The public also recognised the benefits higher tuition fees bring to universities and the knock-on effects this has for domestic students with 61% agreeing that universities would have less funding to invest in top quality facilities and teaching without the higher fees.
Prime Minister David Cameron’s Conservative party set the target in 2010 to reduce net migration figures to less than 100,000 by 2015 and has placed immigration control high on its platform for next year’s elections.
A series of reforms have already been put in place – including eliminating the post-study work route and introducing credibility interviews – that industry stakeholders say have directly impacted numbers from key markets, specifically India and Pakistan.
However, statistics from the report surprisingly reveal that Conservatives are among the strongest supporters for taking international students out of immigration figures with 66% of the party’s supporters saying they are in favour of the policy.
Former Conservative deputy prime minster Michael Heseltine has backed the report saying including foreign students in net migration figures could damage the UK’s reputation abroad.

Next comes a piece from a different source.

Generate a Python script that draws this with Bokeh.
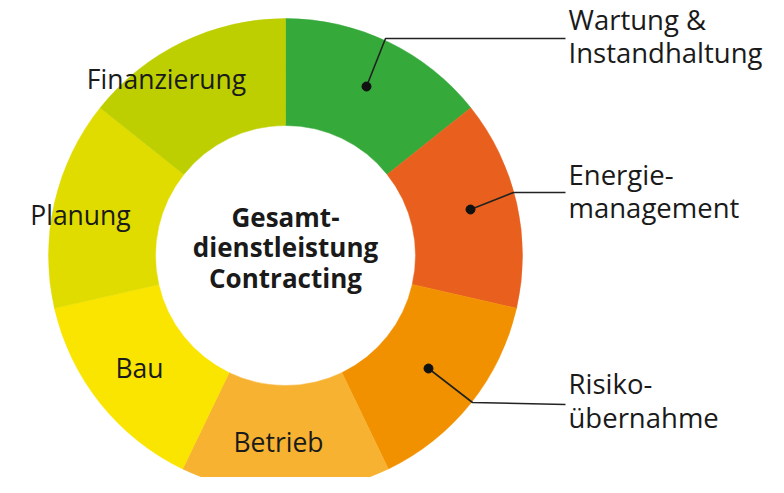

“In talking about tens of thousands of people, the government will have to recognise that there are very large numbers of students in this country – in our universities, in our business schools – who are a great asset financially and educationally,” Heseltine told the BBC.
“The government will have to recognise that there are very large numbers of students in this country who are a great asset financially and educationally”
He added that overseas students were “not the sort of people that are causing the anxiety about immigration”.
Conservatives in the poll were also among the most in favour of extending post study work rights to foreign graduates. Three quarters (75%) of the public think international students should be permitted to stay and work in Britain for at least some period of time after they graduate while 81% of Conservatives polled agreed.
In addition to the economic and soft power benefits of overseas students, the report also shows that the British public thinks students have a positive effect on every day life.
“International students significantly increase the diversity and vibrancy of a local area. Members of the public who took part in our research groups – three quarters of them non-graduates – readily (and often enthusiastically) identified this as a significant local benefit brought by international students,” the report states.
“They attract improved services for local people – more and better shops, entertainment and transport, for example.”
Based on the public support, the report recommends that the government remove international students from any net migration target, launch an international student growth strategy, similar to those in place in other countries and backed by investment, make a renewed effort through to show convey the message that Britain welcomes international students and should enhance work opportunities for qualified graduates.
The report recommends that the government remove international students from any net migration target
Mark Field, Conservative MP and chairman of the lobby group Conservatives for Managed Migration, has also come out in support of the report.
“Politicians are rightly expected to engage with public views and anxieties about immigration, and the government has admirably done so,” he said.
“It will, of course, be an important election issue for all political parties as we approach the 2015 General Election. But it is time politicians made the case that there are different types of immigration.”